Cronbach’s alphas of the French version of SCAR-Q were high (0.97, 0.90 and 0.97 for SCAR-Q Appearance, Symptoms, and Psychological scales, respectively) thus demonstrating a high level of internal reliability. This is consistent Cronbach’s alpha values of the original scale [4], ie 0.96, 0.91, and 0.95, respectively. The ceiling effect found on each subscale was probably related to the fact that scars were not the main reason for consultation in our cohort, explaining the high number of high scores (Fig. 1). Moreover, the majority of patients had scars for more than 1 year, thus probably increasing patients’ acceptance and increasing the scores. This must be confirmed by multiple patients’ evaluation at different time. As expected, subscales were positively correlated, but not too strongly (0.45 < ρ < 0.65) which supports the idea that they measure distinct dimensions. The repeatability analysis attests to the efficacy of the questionnaire although generated by translation into French.

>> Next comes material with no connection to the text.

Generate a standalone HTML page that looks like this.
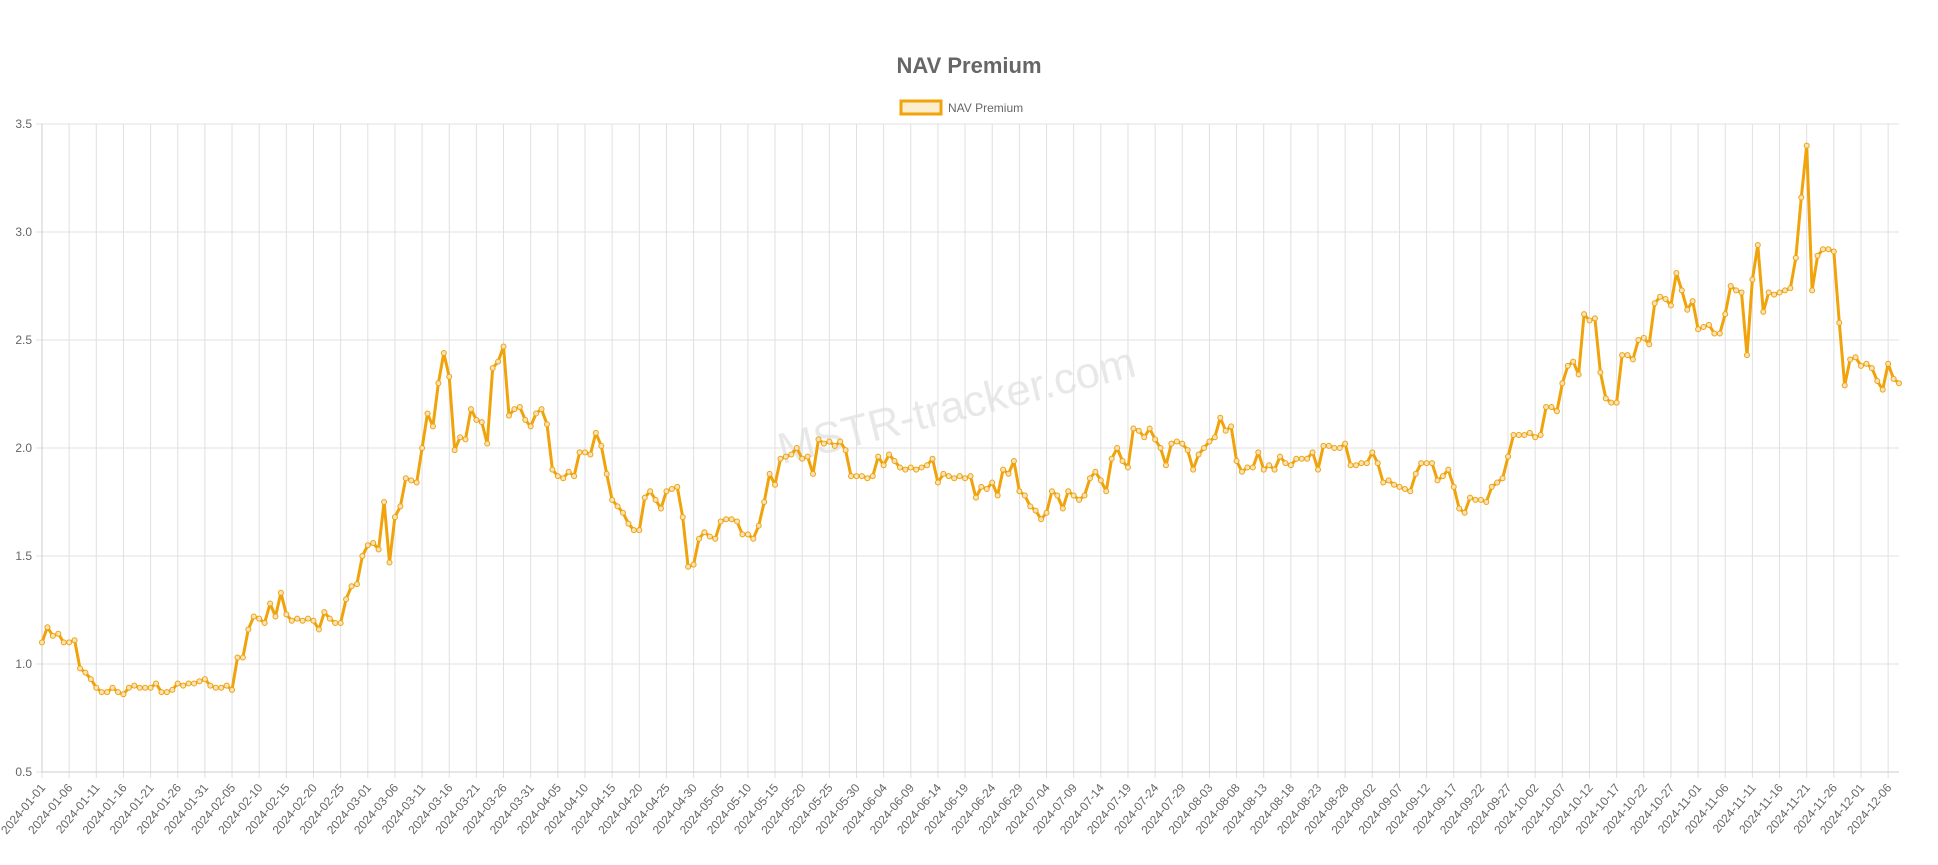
<!DOCTYPE html>
<html><head><meta charset="utf-8"><style>
body{margin:0;background:#fff;font-family:"Liberation Sans",sans-serif}
svg{display:block}
</style></head><body>
<svg id="chart" width="1938" height="865" viewBox="0 0 1938 865" xmlns="http://www.w3.org/2000/svg">
<text x="969" y="73" text-anchor="middle" font-size="22" font-weight="bold" fill="#666">NAV Premium</text>
<g>
<rect x="901" y="101" width="40" height="13" fill="rgba(240,163,10,0.2)" stroke="#f0a30a" stroke-width="3"/>
<text x="948" y="112" font-size="12" fill="#666">NAV Premium</text>
</g>
<text x="960" y="420" text-anchor="middle" font-size="44" fill="#000" fill-opacity="0.09" transform="rotate(-14 960 420)">MSTR-tracker.com</text>
<g id="grid"></g><g id="axes"></g><g id="series"></g>
</svg>
<script>
const startDate = "2024-01-01";
const yTicks = [0.5, 1.0, 1.5, 2.0, 2.5, 3.0, 3.5];
const navPremium = [
1.10,1.17,1.13,1.14,1.10,1.10,1.11,0.98,0.96,0.93,0.89,0.87,0.87,0.89,0.87,0.86,0.89,0.90,0.89,0.89,0.89,0.91,0.87,0.87,0.88,0.91,0.90,0.91,0.91,0.92,0.93,
0.90,0.89,0.89,0.90,0.88,1.03,1.03,1.16,1.22,1.21,1.19,1.28,1.22,1.33,1.23,1.20,1.21,1.20,1.21,1.20,1.16,1.24,1.21,1.19,1.19,1.30,1.36,1.37,1.50,
1.55,1.56,1.53,1.75,1.47,1.68,1.73,1.86,1.85,1.84,2.00,2.16,2.10,2.30,2.44,2.33,1.99,2.05,2.04,2.18,2.13,2.12,2.02,2.37,2.40,2.47,2.15,2.18,2.19,2.13,2.10,
2.16,2.18,2.11,1.90,1.87,1.86,1.89,1.87,1.98,1.98,1.97,2.07,2.01,1.88,1.76,1.73,1.70,1.65,1.62,1.62,1.77,1.80,1.76,1.72,1.80,1.81,1.82,1.68,1.45,1.46,
1.58,1.61,1.59,1.58,1.66,1.67,1.67,1.66,1.60,1.60,1.58,1.64,1.75,1.88,1.83,1.95,1.96,1.97,2.00,1.95,1.96,1.88,2.04,2.02,2.03,2.01,2.03,1.99,1.87,1.87,1.87,
1.86,1.87,1.96,1.92,1.97,1.94,1.91,1.90,1.91,1.90,1.91,1.92,1.95,1.84,1.88,1.87,1.86,1.87,1.86,1.87,1.77,1.82,1.81,1.84,1.78,1.90,1.88,1.94,1.80,1.78,
1.73,1.71,1.67,1.70,1.80,1.78,1.72,1.80,1.78,1.76,1.78,1.86,1.89,1.85,1.80,1.95,2.00,1.94,1.91,2.09,2.08,2.05,2.09,2.04,2.00,1.92,2.02,2.03,2.02,1.99,1.90,
1.97,2.00,2.03,2.05,2.14,2.08,2.10,1.94,1.89,1.91,1.91,1.98,1.90,1.92,1.90,1.96,1.93,1.92,1.95,1.95,1.95,1.98,1.90,2.01,2.01,2.00,2.00,2.02,1.92,1.92,1.93,
1.93,1.98,1.93,1.84,1.85,1.83,1.82,1.81,1.80,1.88,1.93,1.93,1.93,1.85,1.87,1.90,1.82,1.72,1.70,1.77,1.76,1.76,1.75,1.82,1.84,1.86,1.96,2.06,2.06,2.06,
2.07,2.05,2.06,2.19,2.19,2.17,2.30,2.38,2.40,2.34,2.62,2.59,2.60,2.35,2.23,2.21,2.21,2.43,2.43,2.41,2.50,2.51,2.48,2.67,2.70,2.69,2.66,2.81,2.73,2.64,2.68,
2.55,2.56,2.57,2.53,2.53,2.62,2.75,2.73,2.72,2.43,2.78,2.94,2.63,2.72,2.71,2.72,2.73,2.74,2.88,3.16,3.40,2.73,2.89,2.92,2.92,2.91,2.58,2.29,2.41,2.42,
2.38,2.39,2.37,2.31,2.27,2.39,2.32,2.30
];
const NS="http://www.w3.org/2000/svg";
const L=42,R=1899,T=124,B=772,yMin=0.5,yMax=3.5;
const n=navPremium.length;
function xPos(i){return L+i*(R-L)/(n-1);}
function yPos(v){return B-(v-yMin)/(yMax-yMin)*(B-T);}
function mk(tag,attrs,parent){const e=document.createElementNS(NS,tag);for(const k in attrs)e.setAttribute(k,attrs[k]);parent.appendChild(e);return e;}
const grid=document.getElementById('grid'),axes=document.getElementById('axes'),series=document.getElementById('series');
const d0=new Date(startDate+"T00:00:00Z");
function label(i){const d=new Date(d0.getTime()+i*86400000);return d.toISOString().slice(0,10);}
yTicks.forEach(v=>{
  const y=yPos(v);
  const ln=mk('line',{x1:L-6,x2:R,y1:y,y2:y,stroke:'#e0e0e0','stroke-width':1},grid);
  
  
  const t=mk('text',{x:L-10,y:y+4,'text-anchor':'end','font-size':12,fill:'#666'},axes);
  t.textContent=v.toFixed(1);
  
  
});
for(let i=0;i<n;i+=5){
  const x=xPos(i);
  const ln=mk('line',{x1:x,x2:x,y1:T,y2:B+6,stroke:'#e0e0e0','stroke-width':1},grid);
  
  
  const t=mk('text',{x:x+4,y:B+16,'text-anchor':'end','font-size':12,fill:'#666',transform:`rotate(-50 ${x+4} ${B+16})`},axes);
  t.textContent=label(i);
  
  
}
const ax1=mk('line',{x1:L,x2:L,y1:T,y2:B,stroke:'#ccc'},axes);


const ax2=mk('line',{x1:L,x2:R,y1:B,y2:B,stroke:'#ccc'},axes);


const pts=navPremium.map((v,i)=>xPos(i).toFixed(1)+','+yPos(v).toFixed(1)).join(' ');
const line=mk('polyline',{points:pts,fill:'none',stroke:'#f0a30a','stroke-width':3,'stroke-linejoin':'round'},series);


navPremium.forEach((v,i)=>{
  const c=mk('circle',{cx:xPos(i),cy:yPos(v),r:2.5,fill:'#f6e3bd',stroke:'#f0a30a','stroke-width':1},series);
  
  
});
</script>
</body></html>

No translation process is perfect and conceptual differences may remain. However, the combination of two methodologies aimed to minimize bias and statistical validation provided acceptable results. Another study limit is that we do not have demographic information on persons who declined to participate.

Generalizability of study finding may be limited due to the sample characteristics. The sample included a high percentage of persons who had their scars for surgery or trauma. Our sample, smaller than in Ziolkowski et al. study [5], resulted in high ceiling effects across the 3 scales. Furthermore, our sample only included 2 patients with burn scars and our results may not be generalizable to patients with burns. While these finding demonstrate the initial validity of the French translation of the SCAR-Q, future studies are required to examine the reliability and validity in other samples, in particular with among persons with more recent and severe scars.

In further studies, the French SCAR-Q could also be used simultaneously with English version in a study including both English and French-speaking patients. This would allow examination of measurement equivalence.

Conclusion

The SCAR-Q questionnaire is a reference in the field of patient-reported outcomes regarding scar evaluation. The 4-step translation-back translation process made it possible to obtain a high-quality French version in line with the original document. This translated version is now usable in France.